Forecasting the cost of clinical drug and medical device trials has never been easy, and as trials become more complex, estimating (and re-estimating) these costs becomes even more challenging.

Lack of accurate forecasts has serious schedule and cost implications. By impeding effective cash management, inaccurate projections can lead to disruptions and delays that cost sponsors and CROs some serious cash and jeopardize the development of life-changing new products.

A good budget is critical at the outset of every trial, but on Day 1 that budget becomes a forecast as you begin accounting for enrollment of new sites, protocol amendments, and change orders. At that point, even the best-conceived budget becomes a historical artifact, and what really matters is creating a real-time rolling forecast.

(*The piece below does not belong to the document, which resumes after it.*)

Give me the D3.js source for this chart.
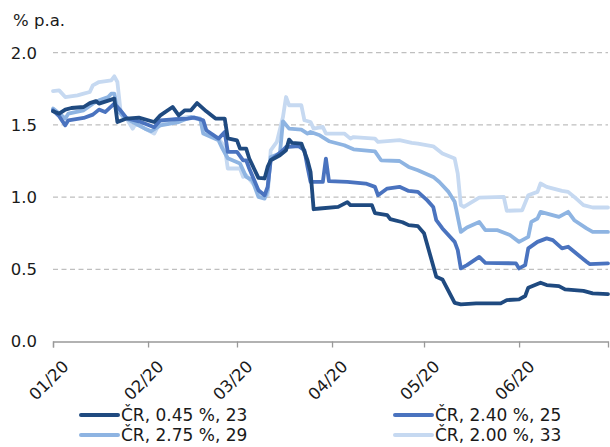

That’s because all trials are moving targets — and the more complicated and global they become, the more they challenge our forecasting acuity. In a recent survey, more than half of sponsors asked to rate their companies’ ability to predict trial costs gave themselves poor marks. Nearly a third said they were somewhat or very unconfident in their forecasting ability, while fewer than 14 percent were very confident. Most respondents were between neutral and somewhat confident.

The top challenge: Globalization
The biggest obstacle is globalization. As trials encompass more countries, their complexity increases dramatically. Factor in multiple currencies, differing tax structures and government fees, widely varying regulations, and unfamiliar sites, and the forecasting task becomes far more fraught with complications and risk.

The result is inevitably a loss of fidelity that diminishes your ability to manage cash, without which you can’t pay investigators and meet other expenses. Cash flow problems are a big part of why more than 80 percent of clinical trials experience delays ranging from one to six months, and why just 10 percent of trials conclude on time.

Sponsors surveyed on how much variance between forecasted and actual data they consider acceptable generally put the differential at 5 to 10 percent, though they’d rather the figure be down around 3 percent. A 10 percent variance, after all, can account for hundreds of thousands of dollars a month.

While most reforecasting challenges are largely beyond our control, we often hamstring ourselves by relying on manual systems that are not up to the task. Seventy percent respondents to a recent Bioclinica survey identified Microsoft Excel as their primary tool for budgeting and forecasting. While Excel has earned its place as a worldwide standard financial accounting platform, it falls well short of meeting the highly specific needs of clinical trials.

About 20 percent have tried creating their own system in house, while the remaining 10 percent use off-the-shelf software tailored, to some degree, to meet our industry’s unique demands.

Purpose-built
In recent years, Premier Research has designed a number of purpose-built budgeting and forecasting tools around these very needs. Our goal is to eliminate the practice of collating data from multiple sources and inputting the information into spreadsheets, thereby saving time and avoiding errors that can multiply over thousands of site visits.

With these tools, you can see what’s happening in the moment as study parameters change, adjust to factors such as site performance and patient enrollment, and reallocate funds as needed. We can automatically reforecast on the basis of actual data, allowing our operations people to spend less time analyzing spreadsheets — and provide immediate visibility of budget-versus-actual variances allows accurate reforecasting of expenses to improve cash management.

And it’s working: Through these efforts, we have consistently achieved a less than 5 percent differential between forecasted and actual data.

Our solution also supports prompt and accurate site payments, something critically important to the sites you depend on — 70 percent of which identify late payments as a source of recurring financial hardship.

We offer this capability as part of our full-service trials and as a standalone service to any sponsor or CRO looking to maximize productivity, minimize surprises, and get valuable new therapies to market faster.

Accurately forecasting the cost of clinical trials is an increasingly elusive goal as studies grow larger and more complex. We’re seeing good results in applying custom-built solutions that have great potential to improve accuracy and enhance the effectiveness this vital, life-changing work.